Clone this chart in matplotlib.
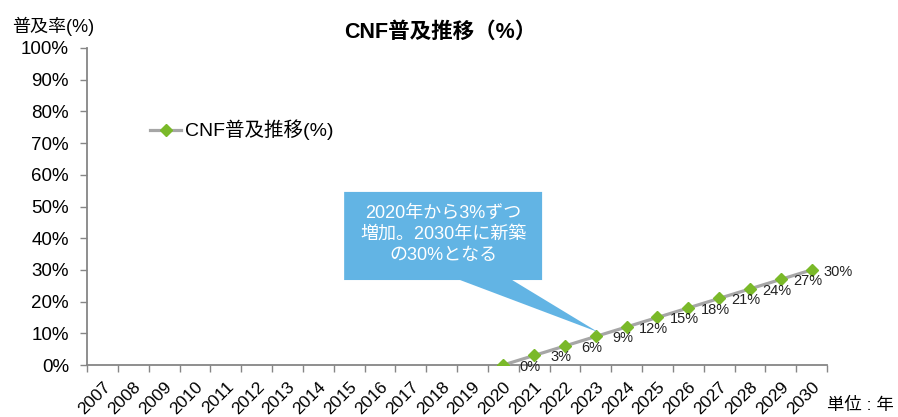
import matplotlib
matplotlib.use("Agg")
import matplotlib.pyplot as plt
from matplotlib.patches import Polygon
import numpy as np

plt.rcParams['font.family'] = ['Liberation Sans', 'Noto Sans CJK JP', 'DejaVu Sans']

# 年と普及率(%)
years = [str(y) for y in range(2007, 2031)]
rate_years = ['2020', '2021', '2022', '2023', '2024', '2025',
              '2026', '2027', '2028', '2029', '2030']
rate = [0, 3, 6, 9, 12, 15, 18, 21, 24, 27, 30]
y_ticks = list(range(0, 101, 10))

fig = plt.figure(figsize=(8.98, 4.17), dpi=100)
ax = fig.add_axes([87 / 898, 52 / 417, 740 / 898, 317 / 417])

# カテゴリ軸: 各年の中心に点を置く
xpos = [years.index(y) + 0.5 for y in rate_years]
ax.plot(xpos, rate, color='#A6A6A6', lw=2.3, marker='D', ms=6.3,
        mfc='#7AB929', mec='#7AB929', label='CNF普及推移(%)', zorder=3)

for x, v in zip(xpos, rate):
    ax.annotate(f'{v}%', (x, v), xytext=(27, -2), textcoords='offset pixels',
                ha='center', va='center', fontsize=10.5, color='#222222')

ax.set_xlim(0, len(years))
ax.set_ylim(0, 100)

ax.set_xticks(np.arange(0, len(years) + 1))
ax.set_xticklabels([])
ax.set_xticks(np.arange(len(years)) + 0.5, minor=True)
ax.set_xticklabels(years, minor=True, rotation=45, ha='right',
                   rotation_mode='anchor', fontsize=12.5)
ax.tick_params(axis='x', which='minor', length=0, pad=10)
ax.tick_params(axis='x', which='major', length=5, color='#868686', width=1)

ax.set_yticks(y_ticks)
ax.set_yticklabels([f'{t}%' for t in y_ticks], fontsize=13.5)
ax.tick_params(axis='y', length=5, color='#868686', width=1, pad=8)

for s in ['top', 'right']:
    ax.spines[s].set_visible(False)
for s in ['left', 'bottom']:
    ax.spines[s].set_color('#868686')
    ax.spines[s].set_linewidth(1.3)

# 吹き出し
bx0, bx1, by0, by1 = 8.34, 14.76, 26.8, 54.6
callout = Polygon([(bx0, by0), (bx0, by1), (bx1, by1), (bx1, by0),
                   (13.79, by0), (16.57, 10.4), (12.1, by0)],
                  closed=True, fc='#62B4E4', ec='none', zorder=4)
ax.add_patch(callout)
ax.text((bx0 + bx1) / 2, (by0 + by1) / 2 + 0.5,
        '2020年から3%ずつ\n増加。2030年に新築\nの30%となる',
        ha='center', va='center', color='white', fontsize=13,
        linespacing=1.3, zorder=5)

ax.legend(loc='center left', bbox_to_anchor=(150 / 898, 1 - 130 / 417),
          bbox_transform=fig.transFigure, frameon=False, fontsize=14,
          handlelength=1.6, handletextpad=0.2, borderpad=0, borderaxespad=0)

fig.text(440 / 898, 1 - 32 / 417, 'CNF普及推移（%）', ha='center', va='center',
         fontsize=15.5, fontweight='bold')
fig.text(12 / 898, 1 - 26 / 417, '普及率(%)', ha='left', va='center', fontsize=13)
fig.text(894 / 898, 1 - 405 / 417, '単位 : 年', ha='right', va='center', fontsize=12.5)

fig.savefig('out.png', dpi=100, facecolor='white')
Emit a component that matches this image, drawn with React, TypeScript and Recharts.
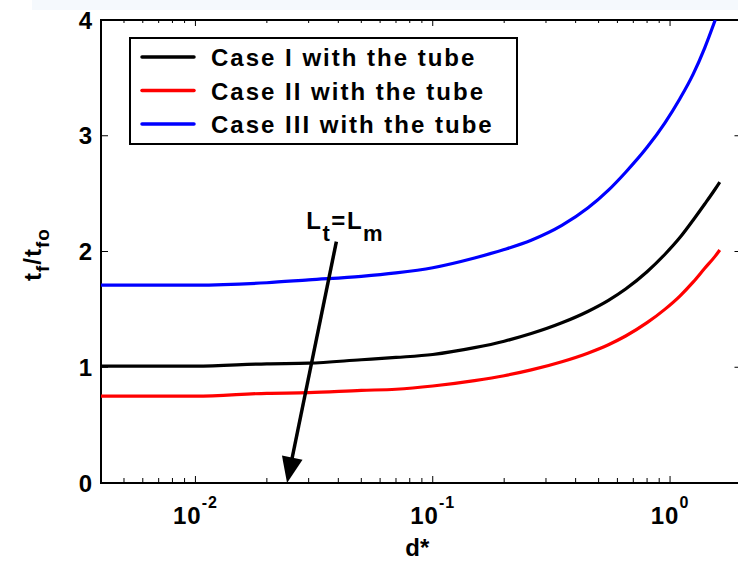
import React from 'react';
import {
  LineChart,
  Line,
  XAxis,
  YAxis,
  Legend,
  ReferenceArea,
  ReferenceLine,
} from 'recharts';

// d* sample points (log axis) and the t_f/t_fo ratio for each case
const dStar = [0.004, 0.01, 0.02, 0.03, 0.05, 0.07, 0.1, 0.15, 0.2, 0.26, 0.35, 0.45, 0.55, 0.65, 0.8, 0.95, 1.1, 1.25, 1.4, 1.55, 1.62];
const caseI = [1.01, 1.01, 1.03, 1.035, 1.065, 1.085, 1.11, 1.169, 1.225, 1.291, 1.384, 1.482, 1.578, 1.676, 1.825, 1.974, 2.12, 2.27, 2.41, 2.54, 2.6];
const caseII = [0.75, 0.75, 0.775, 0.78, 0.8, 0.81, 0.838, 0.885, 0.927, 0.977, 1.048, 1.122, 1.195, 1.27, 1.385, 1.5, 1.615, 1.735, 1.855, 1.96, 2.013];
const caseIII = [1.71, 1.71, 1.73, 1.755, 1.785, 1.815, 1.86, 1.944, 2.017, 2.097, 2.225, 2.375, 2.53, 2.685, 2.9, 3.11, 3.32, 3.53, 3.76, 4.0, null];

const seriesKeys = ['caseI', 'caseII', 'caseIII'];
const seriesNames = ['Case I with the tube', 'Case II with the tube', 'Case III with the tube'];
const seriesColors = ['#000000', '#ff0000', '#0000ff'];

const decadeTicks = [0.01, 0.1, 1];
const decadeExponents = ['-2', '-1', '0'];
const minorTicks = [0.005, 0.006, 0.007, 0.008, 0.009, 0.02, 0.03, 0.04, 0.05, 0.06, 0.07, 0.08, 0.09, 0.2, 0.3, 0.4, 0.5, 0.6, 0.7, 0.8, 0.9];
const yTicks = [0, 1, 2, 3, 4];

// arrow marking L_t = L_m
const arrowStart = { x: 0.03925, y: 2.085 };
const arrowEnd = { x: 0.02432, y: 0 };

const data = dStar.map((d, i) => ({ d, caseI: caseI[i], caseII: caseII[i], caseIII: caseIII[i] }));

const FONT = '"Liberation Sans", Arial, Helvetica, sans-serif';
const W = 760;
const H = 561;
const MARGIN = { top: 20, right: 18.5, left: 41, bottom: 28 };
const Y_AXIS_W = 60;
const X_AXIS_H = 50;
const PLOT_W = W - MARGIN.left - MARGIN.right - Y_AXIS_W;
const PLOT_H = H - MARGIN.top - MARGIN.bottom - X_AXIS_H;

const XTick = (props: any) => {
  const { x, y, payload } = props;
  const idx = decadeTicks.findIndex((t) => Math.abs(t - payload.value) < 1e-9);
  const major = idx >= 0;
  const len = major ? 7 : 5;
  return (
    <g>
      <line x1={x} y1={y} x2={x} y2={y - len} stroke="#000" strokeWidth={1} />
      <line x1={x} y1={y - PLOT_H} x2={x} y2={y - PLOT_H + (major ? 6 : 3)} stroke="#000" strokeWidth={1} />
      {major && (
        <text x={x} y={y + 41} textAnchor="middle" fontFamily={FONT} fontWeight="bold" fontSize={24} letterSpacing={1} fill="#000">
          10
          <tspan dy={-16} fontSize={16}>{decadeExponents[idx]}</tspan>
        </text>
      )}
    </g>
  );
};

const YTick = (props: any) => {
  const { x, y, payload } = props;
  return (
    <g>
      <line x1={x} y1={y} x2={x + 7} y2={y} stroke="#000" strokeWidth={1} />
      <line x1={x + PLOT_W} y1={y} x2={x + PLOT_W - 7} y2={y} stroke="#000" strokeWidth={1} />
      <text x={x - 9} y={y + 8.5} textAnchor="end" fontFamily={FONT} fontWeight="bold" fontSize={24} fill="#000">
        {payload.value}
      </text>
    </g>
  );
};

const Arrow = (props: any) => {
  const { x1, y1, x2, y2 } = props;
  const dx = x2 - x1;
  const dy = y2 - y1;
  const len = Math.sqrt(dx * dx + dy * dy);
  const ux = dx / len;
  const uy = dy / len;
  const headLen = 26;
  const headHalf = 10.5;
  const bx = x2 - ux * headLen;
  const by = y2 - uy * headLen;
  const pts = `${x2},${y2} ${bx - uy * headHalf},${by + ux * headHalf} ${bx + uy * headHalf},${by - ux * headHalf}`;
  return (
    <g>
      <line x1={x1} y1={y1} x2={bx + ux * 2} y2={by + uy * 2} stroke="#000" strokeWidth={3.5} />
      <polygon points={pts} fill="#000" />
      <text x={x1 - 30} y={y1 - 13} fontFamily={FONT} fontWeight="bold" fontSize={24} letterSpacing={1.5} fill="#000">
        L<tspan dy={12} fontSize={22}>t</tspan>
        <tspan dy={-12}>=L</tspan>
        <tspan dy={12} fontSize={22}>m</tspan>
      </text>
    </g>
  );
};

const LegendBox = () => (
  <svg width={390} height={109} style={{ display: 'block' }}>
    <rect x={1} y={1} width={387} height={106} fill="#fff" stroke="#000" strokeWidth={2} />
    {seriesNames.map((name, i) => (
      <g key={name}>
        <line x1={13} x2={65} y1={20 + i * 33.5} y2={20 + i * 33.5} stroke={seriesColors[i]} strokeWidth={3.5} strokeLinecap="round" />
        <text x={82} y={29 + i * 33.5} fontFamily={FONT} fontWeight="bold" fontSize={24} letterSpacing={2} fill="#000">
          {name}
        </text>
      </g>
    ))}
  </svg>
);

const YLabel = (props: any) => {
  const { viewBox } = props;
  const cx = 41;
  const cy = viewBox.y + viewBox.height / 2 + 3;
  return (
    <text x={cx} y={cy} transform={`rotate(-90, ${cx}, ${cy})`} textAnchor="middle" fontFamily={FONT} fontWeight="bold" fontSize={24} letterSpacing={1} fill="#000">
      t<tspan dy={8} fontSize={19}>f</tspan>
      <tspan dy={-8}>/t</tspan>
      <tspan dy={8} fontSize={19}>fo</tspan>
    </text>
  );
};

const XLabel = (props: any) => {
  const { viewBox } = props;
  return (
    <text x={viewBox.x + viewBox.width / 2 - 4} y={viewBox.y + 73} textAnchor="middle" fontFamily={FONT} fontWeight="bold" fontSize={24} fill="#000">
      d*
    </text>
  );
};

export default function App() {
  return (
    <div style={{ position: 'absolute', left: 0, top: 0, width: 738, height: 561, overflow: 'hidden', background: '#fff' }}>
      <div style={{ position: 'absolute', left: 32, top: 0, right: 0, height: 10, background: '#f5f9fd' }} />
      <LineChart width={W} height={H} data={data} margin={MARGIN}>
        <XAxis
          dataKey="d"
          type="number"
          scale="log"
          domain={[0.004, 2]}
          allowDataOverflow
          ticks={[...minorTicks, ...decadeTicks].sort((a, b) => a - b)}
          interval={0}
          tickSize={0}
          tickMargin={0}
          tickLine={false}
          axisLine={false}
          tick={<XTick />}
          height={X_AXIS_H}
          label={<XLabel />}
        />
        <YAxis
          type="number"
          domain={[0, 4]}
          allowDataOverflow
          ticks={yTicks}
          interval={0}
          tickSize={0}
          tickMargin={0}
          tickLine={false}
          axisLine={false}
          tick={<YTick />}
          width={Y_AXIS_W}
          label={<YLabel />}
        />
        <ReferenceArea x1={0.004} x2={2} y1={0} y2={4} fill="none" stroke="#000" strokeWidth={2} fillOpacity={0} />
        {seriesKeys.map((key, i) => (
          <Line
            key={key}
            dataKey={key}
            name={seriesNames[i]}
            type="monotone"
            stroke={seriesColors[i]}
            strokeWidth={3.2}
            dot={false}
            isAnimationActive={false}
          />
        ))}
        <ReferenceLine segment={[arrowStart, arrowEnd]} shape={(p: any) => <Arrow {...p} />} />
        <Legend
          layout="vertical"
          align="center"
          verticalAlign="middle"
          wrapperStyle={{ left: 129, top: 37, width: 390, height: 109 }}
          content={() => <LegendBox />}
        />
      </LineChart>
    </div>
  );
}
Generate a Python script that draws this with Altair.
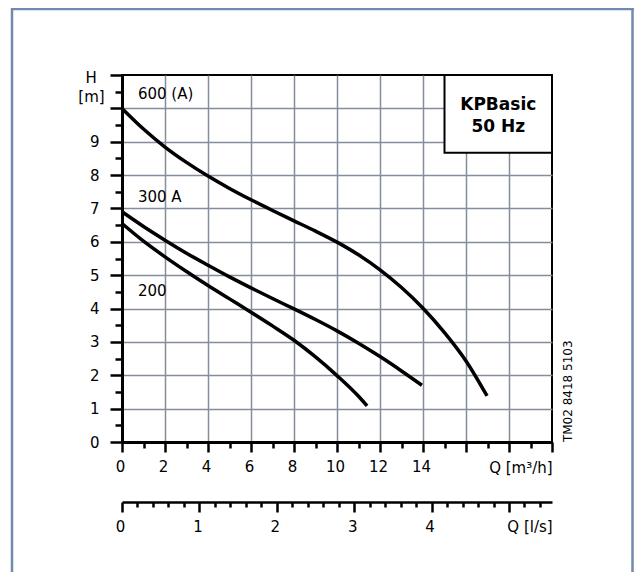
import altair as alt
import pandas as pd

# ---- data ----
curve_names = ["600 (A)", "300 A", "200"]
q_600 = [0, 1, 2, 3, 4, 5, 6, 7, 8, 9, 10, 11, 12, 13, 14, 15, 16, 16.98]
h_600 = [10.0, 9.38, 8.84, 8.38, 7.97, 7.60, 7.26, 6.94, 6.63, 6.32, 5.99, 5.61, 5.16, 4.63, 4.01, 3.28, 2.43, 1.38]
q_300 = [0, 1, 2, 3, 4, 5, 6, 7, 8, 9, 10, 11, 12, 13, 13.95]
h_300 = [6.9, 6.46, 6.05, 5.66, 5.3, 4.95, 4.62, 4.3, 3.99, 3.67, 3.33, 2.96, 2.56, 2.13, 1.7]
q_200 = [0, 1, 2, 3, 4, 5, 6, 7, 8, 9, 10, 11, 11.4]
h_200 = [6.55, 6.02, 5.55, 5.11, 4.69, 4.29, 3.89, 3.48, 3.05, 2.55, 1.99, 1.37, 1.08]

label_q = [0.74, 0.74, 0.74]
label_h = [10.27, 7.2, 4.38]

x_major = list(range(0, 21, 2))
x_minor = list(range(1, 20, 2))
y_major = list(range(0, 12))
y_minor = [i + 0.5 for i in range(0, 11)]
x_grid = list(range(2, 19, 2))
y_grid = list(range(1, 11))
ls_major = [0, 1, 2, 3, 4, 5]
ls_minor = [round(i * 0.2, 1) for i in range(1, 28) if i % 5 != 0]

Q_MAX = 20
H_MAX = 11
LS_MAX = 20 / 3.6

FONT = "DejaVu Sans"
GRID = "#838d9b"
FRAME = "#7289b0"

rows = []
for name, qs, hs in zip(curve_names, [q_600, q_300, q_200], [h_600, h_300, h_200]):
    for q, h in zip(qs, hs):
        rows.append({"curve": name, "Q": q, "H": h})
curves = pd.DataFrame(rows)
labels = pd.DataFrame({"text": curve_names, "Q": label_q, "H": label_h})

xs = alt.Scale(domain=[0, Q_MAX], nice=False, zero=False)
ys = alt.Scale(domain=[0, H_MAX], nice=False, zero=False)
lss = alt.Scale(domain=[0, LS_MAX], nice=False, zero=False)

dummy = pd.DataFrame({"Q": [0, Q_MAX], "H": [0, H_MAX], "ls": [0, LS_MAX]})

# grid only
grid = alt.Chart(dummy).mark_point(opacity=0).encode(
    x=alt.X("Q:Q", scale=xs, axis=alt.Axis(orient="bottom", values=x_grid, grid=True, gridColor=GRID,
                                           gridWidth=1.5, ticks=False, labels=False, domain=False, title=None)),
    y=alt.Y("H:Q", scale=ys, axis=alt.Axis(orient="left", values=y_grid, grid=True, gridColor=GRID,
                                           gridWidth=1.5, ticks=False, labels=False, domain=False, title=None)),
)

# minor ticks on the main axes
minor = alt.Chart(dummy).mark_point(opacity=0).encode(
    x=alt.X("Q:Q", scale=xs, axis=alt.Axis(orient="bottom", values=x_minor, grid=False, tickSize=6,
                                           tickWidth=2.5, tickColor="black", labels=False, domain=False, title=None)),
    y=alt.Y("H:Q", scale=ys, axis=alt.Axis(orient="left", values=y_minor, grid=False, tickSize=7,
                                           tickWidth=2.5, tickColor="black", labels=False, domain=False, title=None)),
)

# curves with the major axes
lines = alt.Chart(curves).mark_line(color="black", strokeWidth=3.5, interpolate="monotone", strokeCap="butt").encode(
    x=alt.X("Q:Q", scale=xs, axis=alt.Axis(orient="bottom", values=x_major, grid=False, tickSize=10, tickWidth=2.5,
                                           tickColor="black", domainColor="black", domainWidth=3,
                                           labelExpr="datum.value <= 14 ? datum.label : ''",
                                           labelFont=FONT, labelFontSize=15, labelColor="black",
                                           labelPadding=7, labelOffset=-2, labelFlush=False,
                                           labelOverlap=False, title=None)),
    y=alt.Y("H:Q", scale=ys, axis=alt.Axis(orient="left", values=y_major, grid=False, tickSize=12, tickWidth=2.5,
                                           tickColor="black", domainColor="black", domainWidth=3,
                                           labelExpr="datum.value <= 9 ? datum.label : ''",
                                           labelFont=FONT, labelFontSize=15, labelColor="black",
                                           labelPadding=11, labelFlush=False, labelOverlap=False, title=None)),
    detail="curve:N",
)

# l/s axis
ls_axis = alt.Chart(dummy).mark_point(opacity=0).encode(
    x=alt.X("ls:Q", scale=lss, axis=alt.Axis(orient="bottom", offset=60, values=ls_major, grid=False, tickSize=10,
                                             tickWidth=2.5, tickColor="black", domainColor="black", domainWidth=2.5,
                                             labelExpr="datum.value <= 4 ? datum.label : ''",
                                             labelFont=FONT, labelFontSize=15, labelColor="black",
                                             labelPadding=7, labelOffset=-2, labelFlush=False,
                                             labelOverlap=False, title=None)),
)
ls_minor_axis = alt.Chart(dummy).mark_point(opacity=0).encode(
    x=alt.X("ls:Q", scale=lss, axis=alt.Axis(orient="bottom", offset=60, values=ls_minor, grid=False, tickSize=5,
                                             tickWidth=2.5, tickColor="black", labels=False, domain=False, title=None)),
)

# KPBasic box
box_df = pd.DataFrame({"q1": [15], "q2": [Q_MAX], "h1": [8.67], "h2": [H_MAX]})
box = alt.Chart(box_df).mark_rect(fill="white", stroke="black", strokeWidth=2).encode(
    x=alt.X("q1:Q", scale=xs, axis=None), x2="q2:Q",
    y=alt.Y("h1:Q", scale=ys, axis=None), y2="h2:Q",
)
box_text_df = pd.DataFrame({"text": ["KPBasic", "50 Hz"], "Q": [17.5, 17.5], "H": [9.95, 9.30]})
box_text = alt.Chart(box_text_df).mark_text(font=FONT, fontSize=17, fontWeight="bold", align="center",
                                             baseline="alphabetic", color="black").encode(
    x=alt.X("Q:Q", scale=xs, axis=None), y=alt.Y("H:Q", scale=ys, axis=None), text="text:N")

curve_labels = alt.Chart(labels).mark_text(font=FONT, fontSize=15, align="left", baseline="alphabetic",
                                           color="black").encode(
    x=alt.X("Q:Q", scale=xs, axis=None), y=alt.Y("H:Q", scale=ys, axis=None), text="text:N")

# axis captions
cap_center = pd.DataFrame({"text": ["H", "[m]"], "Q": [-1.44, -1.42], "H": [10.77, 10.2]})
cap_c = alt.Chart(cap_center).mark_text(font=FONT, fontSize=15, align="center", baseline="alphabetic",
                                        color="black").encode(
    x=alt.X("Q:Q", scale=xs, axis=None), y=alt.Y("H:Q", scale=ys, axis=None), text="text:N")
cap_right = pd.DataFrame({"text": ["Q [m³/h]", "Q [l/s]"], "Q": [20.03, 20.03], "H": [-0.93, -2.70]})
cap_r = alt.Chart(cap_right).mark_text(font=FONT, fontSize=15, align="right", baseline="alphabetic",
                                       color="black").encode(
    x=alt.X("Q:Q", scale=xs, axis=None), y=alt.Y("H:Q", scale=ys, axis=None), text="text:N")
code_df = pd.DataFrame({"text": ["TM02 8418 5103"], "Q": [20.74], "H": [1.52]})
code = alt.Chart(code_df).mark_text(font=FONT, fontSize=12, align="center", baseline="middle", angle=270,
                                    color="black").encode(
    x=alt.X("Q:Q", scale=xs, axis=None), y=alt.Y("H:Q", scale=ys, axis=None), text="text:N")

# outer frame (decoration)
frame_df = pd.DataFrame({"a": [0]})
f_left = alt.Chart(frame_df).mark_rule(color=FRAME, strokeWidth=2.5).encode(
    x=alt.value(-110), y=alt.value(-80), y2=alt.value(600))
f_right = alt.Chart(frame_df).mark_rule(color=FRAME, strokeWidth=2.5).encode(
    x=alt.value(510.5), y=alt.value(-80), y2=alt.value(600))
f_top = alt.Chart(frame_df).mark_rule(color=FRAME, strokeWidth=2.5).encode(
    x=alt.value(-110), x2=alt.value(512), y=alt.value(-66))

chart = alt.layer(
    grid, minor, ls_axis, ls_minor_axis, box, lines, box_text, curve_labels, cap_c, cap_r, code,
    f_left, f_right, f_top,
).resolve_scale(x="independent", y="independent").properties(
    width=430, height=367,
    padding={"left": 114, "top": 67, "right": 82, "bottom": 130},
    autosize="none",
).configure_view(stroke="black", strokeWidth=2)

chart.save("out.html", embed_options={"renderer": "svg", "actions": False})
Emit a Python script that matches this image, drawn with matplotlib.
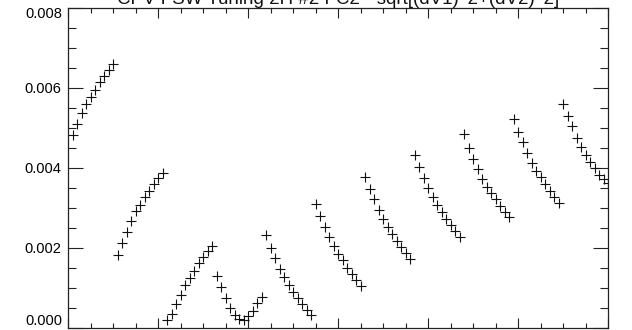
● ● ●
[Exercise task]:
Please transcribe, word for word, every line from the first line of the records above through the line containing "color='#868686', width=1, pad=8)", and leave out any pictures.

[Answer in full]:
Clone this chart in matplotlib.
import matplotlib
matplotlib.use("Agg")
import matplotlib.pyplot as plt
from matplotlib.patches import Polygon
import numpy as np

plt.rcParams['font.family'] = ['Liberation Sans', 'Noto Sans CJK JP', 'DejaVu Sans']

# 年と普及率(%)
years = [str(y) for y in range(2007, 2031)]
rate_years = ['2020', '2021', '2022', '2023', '2024', '2025',
              '2026', '2027', '2028', '2029', '2030']
rate = [0, 3, 6, 9, 12, 15, 18, 21, 24, 27, 30]
y_ticks = list(range(0, 101, 10))

fig = plt.figure(figsize=(8.98, 4.17), dpi=100)
ax = fig.add_axes([87 / 898, 52 / 417, 740 / 898, 317 / 417])

# カテゴリ軸: 各年の中心に点を置く
xpos = [years.index(y) + 0.5 for y in rate_years]
ax.plot(xpos, rate, color='#A6A6A6', lw=2.3, marker='D', ms=6.3,
        mfc='#7AB929', mec='#7AB929', label='CNF普及推移(%)', zorder=3)

for x, v in zip(xpos, rate):
    ax.annotate(f'{v}%', (x, v), xytext=(27, -2), textcoords='offset pixels',
                ha='center', va='center', fontsize=10.5, color='#222222')

ax.set_xlim(0, len(years))
ax.set_ylim(0, 100)

ax.set_xticks(np.arange(0, len(years) + 1))
ax.set_xticklabels([])
ax.set_xticks(np.arange(len(years)) + 0.5, minor=True)
ax.set_xticklabels(years, minor=True, rotation=45, ha='right',
                   rotation_mode='anchor', fontsize=12.5)
ax.tick_params(axis='x', which='minor', length=0, pad=10)
ax.tick_params(axis='x', which='major', length=5, color='#868686', width=1)

ax.set_yticks(y_ticks)
ax.set_yticklabels([f'{t}%' for t in y_ticks], fontsize=13.5)
ax.tick_params(axis='y', length=5, color='#868686', width=1, pad=8)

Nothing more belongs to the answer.